GIVEN REQUEST — Copy out the data below as written; omit any images.

# Start of DATA LINES

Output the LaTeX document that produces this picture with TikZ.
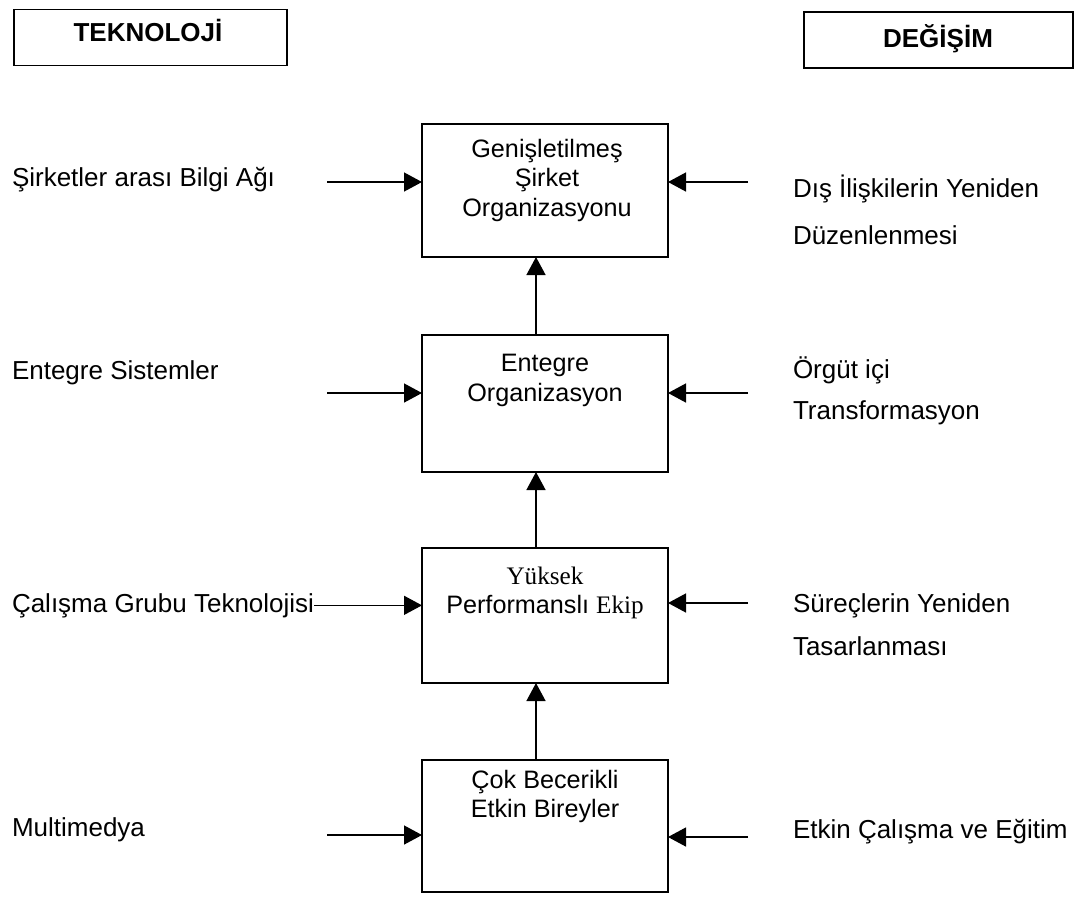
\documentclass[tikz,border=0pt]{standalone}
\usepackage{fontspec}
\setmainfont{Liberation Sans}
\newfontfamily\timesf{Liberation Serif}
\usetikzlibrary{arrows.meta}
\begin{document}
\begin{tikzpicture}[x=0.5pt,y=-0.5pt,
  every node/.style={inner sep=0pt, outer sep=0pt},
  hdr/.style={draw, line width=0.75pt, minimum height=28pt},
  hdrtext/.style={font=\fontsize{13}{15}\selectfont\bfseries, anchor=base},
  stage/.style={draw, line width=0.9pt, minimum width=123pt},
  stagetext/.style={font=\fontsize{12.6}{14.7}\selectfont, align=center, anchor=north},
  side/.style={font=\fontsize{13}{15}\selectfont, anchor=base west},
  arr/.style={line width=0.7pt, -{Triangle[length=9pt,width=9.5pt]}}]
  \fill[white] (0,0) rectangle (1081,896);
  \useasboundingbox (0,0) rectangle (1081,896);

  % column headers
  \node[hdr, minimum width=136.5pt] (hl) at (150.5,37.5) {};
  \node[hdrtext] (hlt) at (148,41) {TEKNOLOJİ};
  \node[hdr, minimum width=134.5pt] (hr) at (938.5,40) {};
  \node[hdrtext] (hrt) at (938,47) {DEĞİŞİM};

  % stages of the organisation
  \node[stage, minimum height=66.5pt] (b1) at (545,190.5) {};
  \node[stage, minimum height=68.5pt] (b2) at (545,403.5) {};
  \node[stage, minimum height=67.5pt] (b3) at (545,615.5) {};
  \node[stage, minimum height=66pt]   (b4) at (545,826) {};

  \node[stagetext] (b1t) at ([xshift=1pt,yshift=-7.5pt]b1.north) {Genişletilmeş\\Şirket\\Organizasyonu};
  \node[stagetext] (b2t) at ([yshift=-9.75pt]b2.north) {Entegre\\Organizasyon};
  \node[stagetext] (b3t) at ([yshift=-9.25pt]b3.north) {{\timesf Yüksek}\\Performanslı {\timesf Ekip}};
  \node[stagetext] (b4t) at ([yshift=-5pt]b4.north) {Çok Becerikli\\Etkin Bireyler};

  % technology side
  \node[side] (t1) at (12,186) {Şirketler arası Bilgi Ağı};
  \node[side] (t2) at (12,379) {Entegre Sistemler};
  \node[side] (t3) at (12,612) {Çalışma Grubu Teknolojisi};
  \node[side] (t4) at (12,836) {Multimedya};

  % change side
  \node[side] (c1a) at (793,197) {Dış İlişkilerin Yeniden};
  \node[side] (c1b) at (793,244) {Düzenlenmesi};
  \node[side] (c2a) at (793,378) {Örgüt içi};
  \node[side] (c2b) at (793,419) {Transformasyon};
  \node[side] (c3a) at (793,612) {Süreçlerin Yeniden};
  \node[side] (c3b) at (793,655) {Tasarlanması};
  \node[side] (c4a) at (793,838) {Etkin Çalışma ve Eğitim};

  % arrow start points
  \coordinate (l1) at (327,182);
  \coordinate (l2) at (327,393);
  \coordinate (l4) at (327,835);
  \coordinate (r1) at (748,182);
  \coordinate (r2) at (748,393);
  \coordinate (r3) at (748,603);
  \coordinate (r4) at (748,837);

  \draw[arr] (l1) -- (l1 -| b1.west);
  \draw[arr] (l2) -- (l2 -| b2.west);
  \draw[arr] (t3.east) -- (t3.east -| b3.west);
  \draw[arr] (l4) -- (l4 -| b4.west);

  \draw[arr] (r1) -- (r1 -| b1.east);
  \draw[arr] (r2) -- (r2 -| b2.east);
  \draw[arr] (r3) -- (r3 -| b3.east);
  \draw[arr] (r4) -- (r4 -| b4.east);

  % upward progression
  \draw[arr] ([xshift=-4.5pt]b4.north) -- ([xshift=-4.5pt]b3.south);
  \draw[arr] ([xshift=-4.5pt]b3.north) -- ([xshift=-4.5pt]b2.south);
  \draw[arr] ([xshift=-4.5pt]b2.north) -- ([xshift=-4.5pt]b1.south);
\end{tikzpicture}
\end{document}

# End of DATA LINES

OUTPUT —
Output the LaTeX document that produces this picture with TikZ.
\documentclass[tikz,border=0pt]{standalone}
\usepackage{fontspec}
\setmainfont{Liberation Sans}
\newfontfamily\timesf{Liberation Serif}
\usetikzlibrary{arrows.meta}
\begin{document}
\begin{tikzpicture}[x=0.5pt,y=-0.5pt,
  every node/.style={inner sep=0pt, outer sep=0pt},
  hdr/.style={draw, line width=0.75pt, minimum height=28pt},
  hdrtext/.style={font=\fontsize{13}{15}\selectfont\bfseries, anchor=base},
  stage/.style={draw, line width=0.9pt, minimum width=123pt},
  stagetext/.style={font=\fontsize{12.6}{14.7}\selectfont, align=center, anchor=north},
  side/.style={font=\fontsize{13}{15}\selectfont, anchor=base west},
  arr/.style={line width=0.7pt, -{Triangle[length=9pt,width=9.5pt]}}]
  \fill[white] (0,0) rectangle (1081,896);
  \useasboundingbox (0,0) rectangle (1081,896);

  % column headers
  \node[hdr, minimum width=136.5pt] (hl) at (150.5,37.5) {};
  \node[hdrtext] (hlt) at (148,41) {TEKNOLOJİ};
  \node[hdr, minimum width=134.5pt] (hr) at (938.5,40) {};
  \node[hdrtext] (hrt) at (938,47) {DEĞİŞİM};

  % stages of the organisation
  \node[stage, minimum height=66.5pt] (b1) at (545,190.5) {};
  \node[stage, minimum height=68.5pt] (b2) at (545,403.5) {};
  \node[stage, minimum height=67.5pt] (b3) at (545,615.5) {};
  \node[stage, minimum height=66pt]   (b4) at (545,826) {};

  \node[stagetext] (b1t) at ([xshift=1pt,yshift=-7.5pt]b1.north) {Genişletilmeş\\Şirket\\Organizasyonu};
  \node[stagetext] (b2t) at ([yshift=-9.75pt]b2.north) {Entegre\\Organizasyon};
  \node[stagetext] (b3t) at ([yshift=-9.25pt]b3.north) {{\timesf Yüksek}\\Performanslı {\timesf Ekip}};
  \node[stagetext] (b4t) at ([yshift=-5pt]b4.north) {Çok Becerikli\\Etkin Bireyler};

  % technology side
  \node[side] (t1) at (12,186) {Şirketler arası Bilgi Ağı};
  \node[side] (t2) at (12,379) {Entegre Sistemler};
  \node[side] (t3) at (12,612) {Çalışma Grubu Teknolojisi};
  \node[side] (t4) at (12,836) {Multimedya};

  % change side
  \node[side] (c1a) at (793,197) {Dış İlişkilerin Yeniden};
  \node[side] (c1b) at (793,244) {Düzenlenmesi};
  \node[side] (c2a) at (793,378) {Örgüt içi};
  \node[side] (c2b) at (793,419) {Transformasyon};
  \node[side] (c3a) at (793,612) {Süreçlerin Yeniden};
  \node[side] (c3b) at (793,655) {Tasarlanması};
  \node[side] (c4a) at (793,838) {Etkin Çalışma ve Eğitim};

  % arrow start points
  \coordinate (l1) at (327,182);
  \coordinate (l2) at (327,393);
  \coordinate (l4) at (327,835);
  \coordinate (r1) at (748,182);
  \coordinate (r2) at (748,393);
  \coordinate (r3) at (748,603);
  \coordinate (r4) at (748,837);

  \draw[arr] (l1) -- (l1 -| b1.west);
  \draw[arr] (l2) -- (l2 -| b2.west);
  \draw[arr] (t3.east) -- (t3.east -| b3.west);
  \draw[arr] (l4) -- (l4 -| b4.west);

  \draw[arr] (r1) -- (r1 -| b1.east);
  \draw[arr] (r2) -- (r2 -| b2.east);
  \draw[arr] (r3) -- (r3 -| b3.east);
  \draw[arr] (r4) -- (r4 -| b4.east);

  % upward progression
  \draw[arr] ([xshift=-4.5pt]b4.north) -- ([xshift=-4.5pt]b3.south);
  \draw[arr] ([xshift=-4.5pt]b3.north) -- ([xshift=-4.5pt]b2.south);
  \draw[arr] ([xshift=-4.5pt]b2.north) -- ([xshift=-4.5pt]b1.south);
\end{tikzpicture}
\end{document}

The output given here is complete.